The sad thing is that after all this, after pushing Aria forward as a strong heroic figure, Rossi is slowly reduced to teenage T&A. Perry declares (but not in so many words) that our heroine is just a weak woman and can’t handle a manly bow such as Perry's, so Roar gets to teach her to knife-fight instead. Right, 'cos a small, relatively light indweller woman will have far greater success in a close-quarters knife fight with a strong, wiry, outdweller guy than she would shooting him with a bow before he can even get close to her, and there is no way in hell that Perry, surrounded by a forest, could ever make a suitable bow for her.

So as heir to the captured Bluhd Lawd, Perry's duty is clear: he ought to get back to his village ASAP and take charge, but in this he fails comprehensively. Instead, this irresponsible jerk resolves to stay with Aria and go joy-riding off to Bliss. So while they're waiting for a convenient aether storm to show up, so they can slip away in the dark, unseen by the Croven, they play at knife-fighting, and Aria gets her groove on with Perry.

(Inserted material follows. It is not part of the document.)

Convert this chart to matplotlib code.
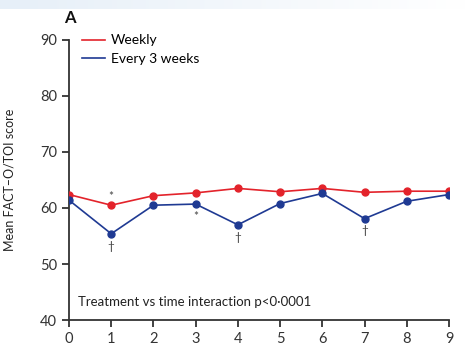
import numpy as np
import matplotlib
matplotlib.use("Agg")
import matplotlib.pyplot as plt

plt.rcParams['font.family'] = ['Lato', 'DejaVu Sans']

weeks = [0, 1, 2, 3, 4, 5, 6, 7, 8, 9]
weekly = [62.4, 60.5, 62.2, 62.7, 63.5, 62.9, 63.5, 62.8, 63.0, 63.0]
every3 = [61.4, 55.4, 60.5, 60.7, 57.0, 60.8, 62.6, 58.1, 61.2, 62.4]

star_weeks = [1]          # above the weekly series
star_below = [3]          # below the every-3-weeks series
dagger_weeks = [1, 4, 7]  # below the every-3-weeks series

red = '#e3232b'
blue = '#1f3a93'

fig = plt.figure(figsize=(4.66, 3.46), dpi=100)

# faint banner along the top edge
band = fig.add_axes([0, 1 - 9 / 346, 1, 9 / 346])
grad = np.linspace(1, 0, 256)[None, :]
band.imshow(grad, aspect='auto', cmap=matplotlib.colors.LinearSegmentedColormap.from_list(
    'b', ['#ffffff', '#e6eff8']), extent=[0, 1, 0, 1])
band.axis('off')

ax = fig.add_axes([69 / 466, 1 - 320 / 346, 380 / 466, 280 / 346])

ax.plot(weeks, weekly, color=red, lw=1.2, marker='o', ms=5, zorder=3, label='Weekly')
ax.plot(weeks, every3, color=blue, lw=1.2, marker='o', ms=5, zorder=3, label='Every 3 weeks')

for w in star_weeks:
    ax.text(w, weekly[w] + 1.6, '*', ha='center', va='center', fontsize=8.5, color='#444444')
for w in star_below:
    ax.text(w, every3[w] - 2.3, '*', ha='center', va='center', fontsize=8.5, color='#444444')
for w in dagger_weeks:
    ax.text(w, every3[w] - 2.2, '\u2020', ha='center', va='center', fontsize=8.5, color='#444444')

ax.text(0.21, 43.2, 'Treatment vs time interaction p<0\u00b70001', fontsize=9.5,
        ha='left', va='center', color='#222222')

ax.set_xlim(0, 9)
ax.set_ylim(40, 90)
ax.set_xticks(weeks)
ax.set_yticks([40, 50, 60, 70, 80, 90])
ax.spines['top'].set_visible(False)
ax.spines['right'].set_visible(False)
for s in ('left', 'bottom'):
    ax.spines[s].set_linewidth(1.3)
    ax.spines[s].set_color('#333333')
ax.tick_params(direction='out', length=5, width=1.3, color='#333333',
               labelsize=10.5, labelcolor='#333333')
ax.set_ylabel('Mean FACT\u2013O/TOI score', fontsize=9, color='#222222', labelpad=10)
ax.yaxis.set_label_coords(-0.14, 0.5)

leg = ax.legend(loc='upper left', bbox_to_anchor=(0.034, 1.02), frameon=False,
                borderpad=0, borderaxespad=0,
                fontsize=10, handlelength=1.65, handletextpad=0.45, labelspacing=0.5)
for h in leg.legend_handles:
    h.set_marker('')

fig.text(70 / 466, 1 - 18 / 346, 'A', fontsize=12, fontweight='bold', ha='center',
         va='center', color='#111111')

fig.savefig('out.png', dpi=100)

The night they finally decide to leave is a complete and utter disaster. They incur multiple casualties and make no plans whatsoever to return immediately to the village to regroup and recuperate. They're confronted by huge numbers of Croven, and at the last minute, they're predictably saved by Cinder dispatching all of the Croven with his super-duper lightning storm, leaving Perry and Aria to continue their inane quest alone. As soon as they get on the road again - master hunter Perry completely neglecting to restock on arrows - they're forced to take to the trees, scurrying into a conveniently waiting tree-house to hide from those vicious brute beasts! Rossi has the wolves barking, even, but at least they don't have quills! Yes, Cheree Smith, I'm looking at you! Oh, wolves can bark, but it's very rare, especially when they're running down prey. So how do Perry-A get out of this one? Well, (and I am not making this up) Aria effectively sings to the wolves and they leave! lolol! I kid you not. Talk about deus ex machina, although this is more like clueless ex crement.

So after telling Aria that trees are smart enough to know when the weather is going to change, and showing her his, she shows him hers, and suddenly...it's the next morning, and they're off again on their Bliss-ful quest. Fortunately Aria didn't smell fertile, so she won't become preggers. I'll bet that's what every boy tells his girlfriend in Perry-A world...! Aria learns that it's "...the loveliest thing to be kissed for no reason, even while chewing food." and soon, they're regurgitating food to feed each other (actually I made that very last bit up, but ew!). Later, Aria slaughters a badger - while it's still underground! And here I thought they didn't need no stinking badgers!

Yep, Aria is evolving into supergirl, and all it took was her getting laid. I'm on a strict regimen of IV Compazine now, to enable me to get through these last few pages. Despite it being a six-day hike to Bliss, they get there in no time at all, no doubt borne magically on the carpet of lurv they've woven together. Bliss sneaks in there and finds her dead mother and is promptly cpatured by the Dwellers, and confonted by Soren;s dad, who conveiently happenes ot be at Bliss. he offers her a deal - find out how if there really is an aether-free place on the planet, or kiss Talon goodbye. Of course, Aria accepts this offer iwht alacrity, and toddles off into volume two.

Never in the field of human fiction has so much sucked so much with so few breaks. This novel stunk. It ought to be refiled Under the Never Stomach It. And that's it.